Carry first batch of laundry downstairs.
Carry second batch of laundry downstairs.
Carry third batch of laundry downstairs.
Drive to coin laundry on Third Street.
Enjoy the sunset through the laundry room window. Drink a pineapple Fanta. Eavesdrop on a man with a thick New Orleans accent a la Harry Connick Jr. advising someone via cell phone to "chill out" and "love slow."
Pack clean clothes and linens into car.
Park in red zone outside building.
Carry first batch of laundry upstairs.
Carry second batch of laundry upstairs.
Carry third batch of laundry upstairs.
Move car to non-red street parking location.
Walk back from car.
Grocery shopping involves the same procedure, except just the unloading part.
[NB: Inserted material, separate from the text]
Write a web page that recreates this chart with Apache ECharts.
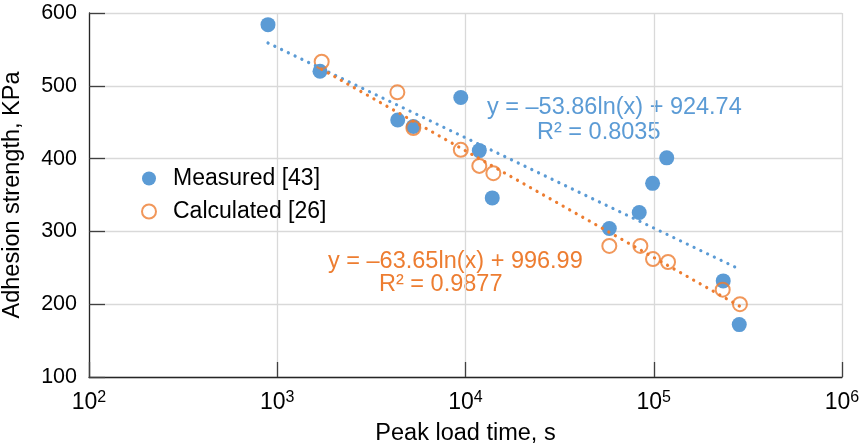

Yeah, okay, we're spoiled in Los Angeles. In other cities, such as Washington DC or San Francisco, dealing with street parking is considered part of urban living, even in fancier neighborhoods than mid-Wilshire. And there is this UCLA professor who says that cities would be better if parking were more difficult for everyone, forcing us to develop better public transit. But this is LA. You can't plan any social event without including detailed parking instructions on the invitation. Oh, which reminds us -- your friends will have to be persuaded to come to your charming apartment for a dinner party, because there won't be parking.